_WHAT YOU HAVE TO DO_:
Set every record down verbatim and omit the pictures.

(Items listed in a dataset)
[START]

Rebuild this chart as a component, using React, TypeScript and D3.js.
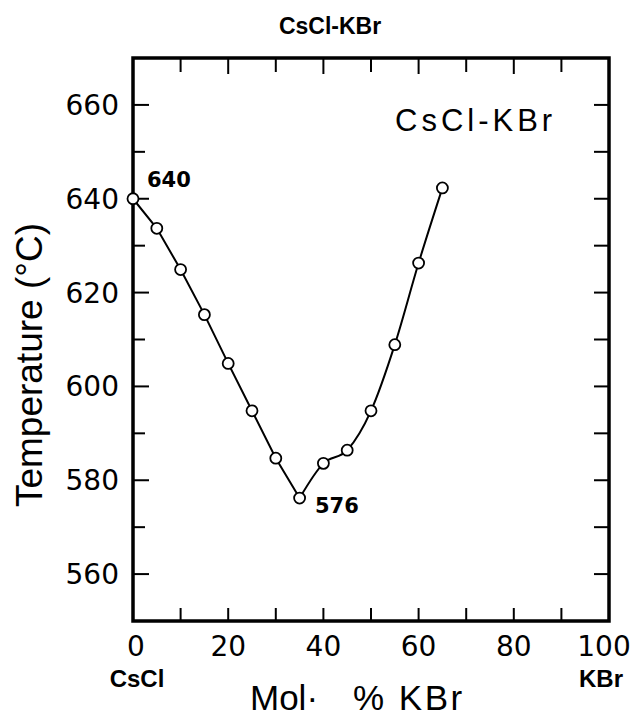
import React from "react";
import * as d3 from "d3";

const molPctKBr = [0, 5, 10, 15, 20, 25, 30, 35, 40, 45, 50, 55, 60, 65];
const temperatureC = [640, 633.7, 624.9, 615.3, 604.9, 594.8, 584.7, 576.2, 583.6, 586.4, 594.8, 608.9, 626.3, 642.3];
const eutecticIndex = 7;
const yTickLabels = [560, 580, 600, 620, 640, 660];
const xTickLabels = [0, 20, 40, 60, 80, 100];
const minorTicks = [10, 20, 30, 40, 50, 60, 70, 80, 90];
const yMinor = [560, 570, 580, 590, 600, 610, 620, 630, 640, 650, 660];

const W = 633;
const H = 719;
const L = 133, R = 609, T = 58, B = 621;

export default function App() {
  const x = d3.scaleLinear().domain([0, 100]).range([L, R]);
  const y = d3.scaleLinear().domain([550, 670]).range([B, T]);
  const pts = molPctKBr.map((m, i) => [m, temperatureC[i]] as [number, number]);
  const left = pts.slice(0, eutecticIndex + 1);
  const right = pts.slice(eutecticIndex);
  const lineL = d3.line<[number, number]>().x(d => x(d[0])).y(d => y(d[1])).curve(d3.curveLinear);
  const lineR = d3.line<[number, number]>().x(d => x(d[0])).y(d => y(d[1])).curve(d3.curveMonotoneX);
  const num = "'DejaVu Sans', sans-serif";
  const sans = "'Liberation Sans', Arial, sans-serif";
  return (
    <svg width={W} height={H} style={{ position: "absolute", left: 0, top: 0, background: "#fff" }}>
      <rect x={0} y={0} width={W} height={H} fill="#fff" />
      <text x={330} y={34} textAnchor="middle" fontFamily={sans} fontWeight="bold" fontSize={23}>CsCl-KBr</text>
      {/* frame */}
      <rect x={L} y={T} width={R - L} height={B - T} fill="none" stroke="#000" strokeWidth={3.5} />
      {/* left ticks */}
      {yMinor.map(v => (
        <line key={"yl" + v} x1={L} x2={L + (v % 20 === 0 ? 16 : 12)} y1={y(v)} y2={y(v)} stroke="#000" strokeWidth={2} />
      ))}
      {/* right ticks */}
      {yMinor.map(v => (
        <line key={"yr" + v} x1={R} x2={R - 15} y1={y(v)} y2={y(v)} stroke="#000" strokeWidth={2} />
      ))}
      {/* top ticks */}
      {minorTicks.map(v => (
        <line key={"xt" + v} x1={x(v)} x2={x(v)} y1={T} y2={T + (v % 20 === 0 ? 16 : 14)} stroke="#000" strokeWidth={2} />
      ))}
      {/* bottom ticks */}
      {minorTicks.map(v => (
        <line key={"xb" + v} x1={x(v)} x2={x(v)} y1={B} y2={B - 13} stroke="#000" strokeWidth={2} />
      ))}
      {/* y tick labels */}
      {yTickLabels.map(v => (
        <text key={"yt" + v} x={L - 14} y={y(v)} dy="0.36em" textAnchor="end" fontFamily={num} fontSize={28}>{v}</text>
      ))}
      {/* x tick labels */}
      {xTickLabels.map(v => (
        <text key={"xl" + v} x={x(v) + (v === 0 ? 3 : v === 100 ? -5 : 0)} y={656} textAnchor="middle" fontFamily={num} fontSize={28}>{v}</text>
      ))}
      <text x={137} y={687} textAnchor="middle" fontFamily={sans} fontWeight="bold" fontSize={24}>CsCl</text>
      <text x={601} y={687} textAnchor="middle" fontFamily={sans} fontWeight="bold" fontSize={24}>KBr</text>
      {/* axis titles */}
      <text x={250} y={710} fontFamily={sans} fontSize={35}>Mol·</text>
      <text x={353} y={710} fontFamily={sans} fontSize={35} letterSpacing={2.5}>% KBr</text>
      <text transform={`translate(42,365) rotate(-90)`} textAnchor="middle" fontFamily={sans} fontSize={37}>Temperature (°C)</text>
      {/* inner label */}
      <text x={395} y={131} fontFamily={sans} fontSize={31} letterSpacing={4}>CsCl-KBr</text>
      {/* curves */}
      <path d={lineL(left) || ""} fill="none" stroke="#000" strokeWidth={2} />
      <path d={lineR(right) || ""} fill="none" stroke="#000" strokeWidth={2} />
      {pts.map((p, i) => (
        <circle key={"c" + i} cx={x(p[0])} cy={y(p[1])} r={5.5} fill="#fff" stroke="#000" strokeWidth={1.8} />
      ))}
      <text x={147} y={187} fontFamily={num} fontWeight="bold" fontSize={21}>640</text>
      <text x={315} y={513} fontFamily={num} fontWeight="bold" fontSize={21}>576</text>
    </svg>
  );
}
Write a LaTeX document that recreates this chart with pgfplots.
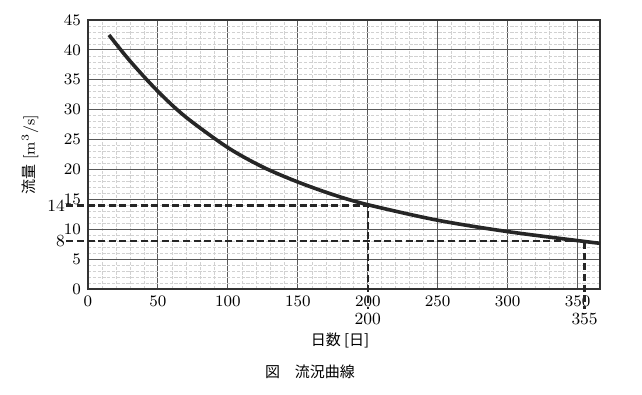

[END]

_FINISHED EXERCISE_:
Rebuild this chart as a component, using React, TypeScript and D3.js.
import React from "react";
import * as d3 from "d3";

const molPctKBr = [0, 5, 10, 15, 20, 25, 30, 35, 40, 45, 50, 55, 60, 65];
const temperatureC = [640, 633.7, 624.9, 615.3, 604.9, 594.8, 584.7, 576.2, 583.6, 586.4, 594.8, 608.9, 626.3, 642.3];
const eutecticIndex = 7;
const yTickLabels = [560, 580, 600, 620, 640, 660];
const xTickLabels = [0, 20, 40, 60, 80, 100];
const minorTicks = [10, 20, 30, 40, 50, 60, 70, 80, 90];
const yMinor = [560, 570, 580, 590, 600, 610, 620, 630, 640, 650, 660];

const W = 633;
const H = 719;
const L = 133, R = 609, T = 58, B = 621;

export default function App() {
  const x = d3.scaleLinear().domain([0, 100]).range([L, R]);
  const y = d3.scaleLinear().domain([550, 670]).range([B, T]);
  const pts = molPctKBr.map((m, i) => [m, temperatureC[i]] as [number, number]);
  const left = pts.slice(0, eutecticIndex + 1);
  const right = pts.slice(eutecticIndex);
  const lineL = d3.line<[number, number]>().x(d => x(d[0])).y(d => y(d[1])).curve(d3.curveLinear);
  const lineR = d3.line<[number, number]>().x(d => x(d[0])).y(d => y(d[1])).curve(d3.curveMonotoneX);
  const num = "'DejaVu Sans', sans-serif";
  const sans = "'Liberation Sans', Arial, sans-serif";
  return (
    <svg width={W} height={H} style={{ position: "absolute", left: 0, top: 0, background: "#fff" }}>
      <rect x={0} y={0} width={W} height={H} fill="#fff" />
      <text x={330} y={34} textAnchor="middle" fontFamily={sans} fontWeight="bold" fontSize={23}>CsCl-KBr</text>
      {/* frame */}
      <rect x={L} y={T} width={R - L} height={B - T} fill="none" stroke="#000" strokeWidth={3.5} />
      {/* left ticks */}
      {yMinor.map(v => (
        <line key={"yl" + v} x1={L} x2={L + (v % 20 === 0 ? 16 : 12)} y1={y(v)} y2={y(v)} stroke="#000" strokeWidth={2} />
      ))}
      {/* right ticks */}
      {yMinor.map(v => (
        <line key={"yr" + v} x1={R} x2={R - 15} y1={y(v)} y2={y(v)} stroke="#000" strokeWidth={2} />
      ))}
      {/* top ticks */}
      {minorTicks.map(v => (
        <line key={"xt" + v} x1={x(v)} x2={x(v)} y1={T} y2={T + (v % 20 === 0 ? 16 : 14)} stroke="#000" strokeWidth={2} />
      ))}
      {/* bottom ticks */}
      {minorTicks.map(v => (
        <line key={"xb" + v} x1={x(v)} x2={x(v)} y1={B} y2={B - 13} stroke="#000" strokeWidth={2} />
      ))}
      {/* y tick labels */}
      {yTickLabels.map(v => (
        <text key={"yt" + v} x={L - 14} y={y(v)} dy="0.36em" textAnchor="end" fontFamily={num} fontSize={28}>{v}</text>
      ))}
      {/* x tick labels */}
      {xTickLabels.map(v => (
        <text key={"xl" + v} x={x(v) + (v === 0 ? 3 : v === 100 ? -5 : 0)} y={656} textAnchor="middle" fontFamily={num} fontSize={28}>{v}</text>
      ))}
      <text x={137} y={687} textAnchor="middle" fontFamily={sans} fontWeight="bold" fontSize={24}>CsCl</text>
      <text x={601} y={687} textAnchor="middle" fontFamily={sans} fontWeight="bold" fontSize={24}>KBr</text>
      {/* axis titles */}
      <text x={250} y={710} fontFamily={sans} fontSize={35}>Mol·</text>
      <text x={353} y={710} fontFamily={sans} fontSize={35} letterSpacing={2.5}>% KBr</text>
      <text transform={`translate(42,365) rotate(-90)`} textAnchor="middle" fontFamily={sans} fontSize={37}>Temperature (°C)</text>
      {/* inner label */}
      <text x={395} y={131} fontFamily={sans} fontSize={31} letterSpacing={4}>CsCl-KBr</text>
      {/* curves */}
      <path d={lineL(left) || ""} fill="none" stroke="#000" strokeWidth={2} />
      <path d={lineR(right) || ""} fill="none" stroke="#000" strokeWidth={2} />
      {pts.map((p, i) => (
        <circle key={"c" + i} cx={x(p[0])} cy={y(p[1])} r={5.5} fill="#fff" stroke="#000" strokeWidth={1.8} />
      ))}
      <text x={147} y={187} fontFamily={num} fontWeight="bold" fontSize={21}>640</text>
      <text x={315} y={513} fontFamily={num} fontWeight="bold" fontSize={21}>576</text>
    </svg>
  );
}
Write a LaTeX document that recreates this chart with pgfplots.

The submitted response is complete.